The sand is yellow as in Eastern Turkestan, but rather coarser than in the Takla-makan. The steep leeward slopes fall to S. 7o° E., while the crests of the dunes strike from NNE. to SSW. ; they often form continuous chains, their lines being visible for a long distance, and here and there are piled into accumulations of quite sterile sand. The dunes, consolidated by coarse grass and tamarisks, often exhibit a deformation, even their western slopes being very steep. In the intervals between the chains of dunes appears the yellowish-red muddy ground, which shows plain traces of water and breaks up in large flakes ; it may often be observed how these have been thrown up into banks and dykes with the object of damming up the flood water, whenever it reaches so far, and thus increase and encourage vegetation. In such small fenced-in patches water-melons are grown.

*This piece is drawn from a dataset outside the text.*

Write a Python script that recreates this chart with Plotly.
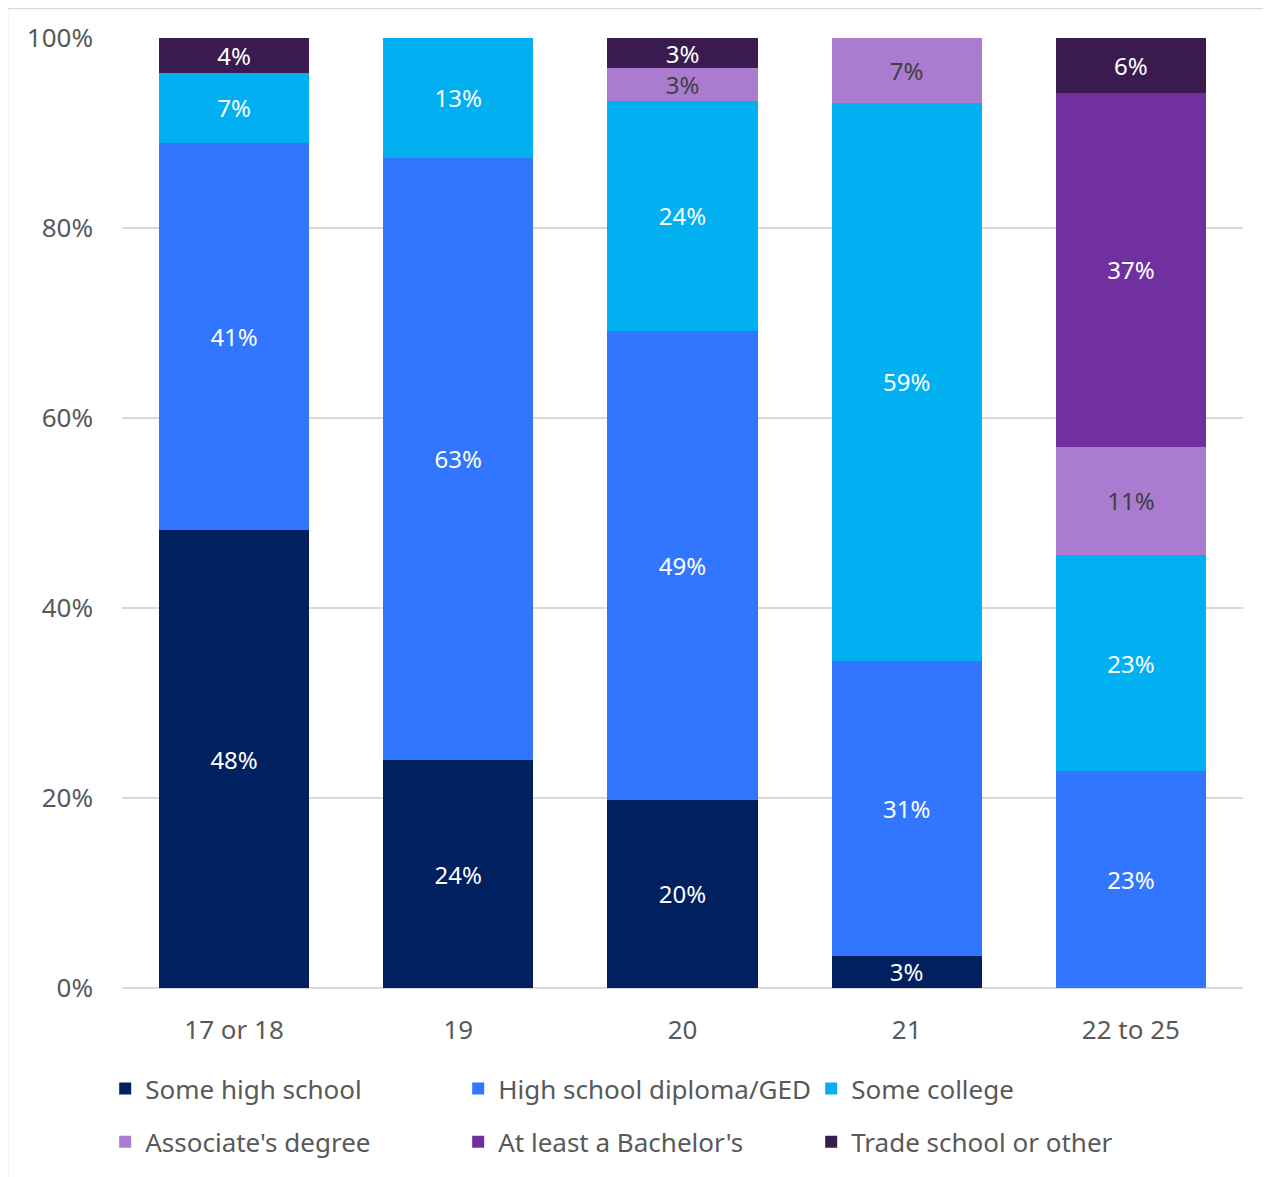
import plotly.graph_objects as go

categories = ["17 or 18", "19", "20", "21", "22 to 25"]
series_names = ["Some high school", "High school diploma/GED", "Some college",
                "Associate's degree", "At least a Bachelor's", "Trade school or other"]
some_hs = [48.2, 24.0, 19.8, 3.4, None]
hs_diploma = [40.8, 63.4, 49.4, 31.0, 22.8]
some_college = [7.3, 12.6, 24.2, 58.8, 22.8]
associate = [None, None, 3.4, 6.8, 11.4]
bachelor = [None, None, None, None, 37.2]
trade = [3.7, None, 3.2, None, 5.8]
tick_vals = [0, 20, 40, 60, 80, 100]
tick_text = ["0%", "20%", "40%", "60%", "80%", "100%"]

colors = ["#002060", "#3276FF", "#00B0F0", "#AB7BD0", "#7030A0", "#3A1B4F"]
label_colors = ["white", "white", "white", "#404040", "white", "white"]
series = [some_hs, hs_diploma, some_college, associate, bachelor, trade]
legend_ids = ["legend", "legend", "legend", "legend2", "legend2", "legend2"]

FONT = "Noto Sans"
fig = go.Figure()
for name, vals, col, lc, lg in zip(series_names, series, colors, label_colors, legend_ids):
    fig.add_trace(go.Bar(
        x=categories, y=vals, name=name, legend=lg,
        marker=dict(color=col, line=dict(width=0)),
        texttemplate="%{y:.0f}%", textposition="inside",
        insidetextanchor="middle", textangle=0, constraintext="none",
        textfont=dict(family=FONT, size=24, color=lc),
        hoverinfo="skip",
    ))

leg_common = dict(orientation="h", xanchor="left", yanchor="middle",
                  entrywidth=308, entrywidthmode="pixels", traceorder="normal",
                  font=dict(family=FONT, size=26, color="#595959"),
                  bgcolor="rgba(0,0,0,0)")

fig.update_layout(
    barmode="stack", bargap=0.33,
    width=1263, height=1169,
    margin=dict(l=114, r=28, t=30, b=187),
    paper_bgcolor="white", plot_bgcolor="white",
    font=dict(family=FONT, color="#595959"),
    showlegend=True,
    legend=dict(x=-0.015, y=-0.106, **leg_common),
    legend2=dict(x=-0.015, y=-0.162, **leg_common),
    xaxis=dict(tickfont=dict(family=FONT, size=26, color="#595959"), showline=False,
               ticks="", showgrid=False, ticklabelstandoff=24),
    yaxis=dict(range=[0, 100], tickvals=tick_vals, ticktext=tick_text,
               tickfont=dict(family=FONT, size=26, color="#595959"),
               showgrid=True, gridcolor="#D9D9D9", gridwidth=1.5, zeroline=True,
               zerolinecolor="#D9D9D9", zerolinewidth=1.5, ticks="", ticklabelstandoff=28),
    shapes=[dict(type="rect", xref="paper", yref="paper",
                 x0=-114.5 / 1121, x1=1.2, y0=-0.3, y1=1 + 29.5 / 952,
                 line=dict(color="#D9D9D9", width=1.5), fillcolor="rgba(0,0,0,0)", layer="below")],
)

fig.write_html("out.html")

The inhabitants of Alem obtain their irrigation water by the following method. The well Cha-Alem, which we passed yesterday just before reaching the village, is the ser-i-ab of irrigation, literally the head of water or spring. It originates in the southern hills and comes down in mud channels partially underground ; in any case it subsequently collects in the well and from there is conducted through a subterranean channel to the fields which lie at a lower level. If snow and rain fail, the well dries up ; this year the people had no cause for complaint and, besides, were expecting the spring rains in four months. But if these also fail, Alem is left without a drop of water, and then the people abandon their village and betake themselves to Serhed-i-bakhtiari, that is, the " cold land of the Bakhtiari," the country where the Zayende-Rud, the river of Ispahan, has its source, and there they remain through the warm season, feeding their camels. Some years they migrate instead to the districts of Yezd or Sebsevar.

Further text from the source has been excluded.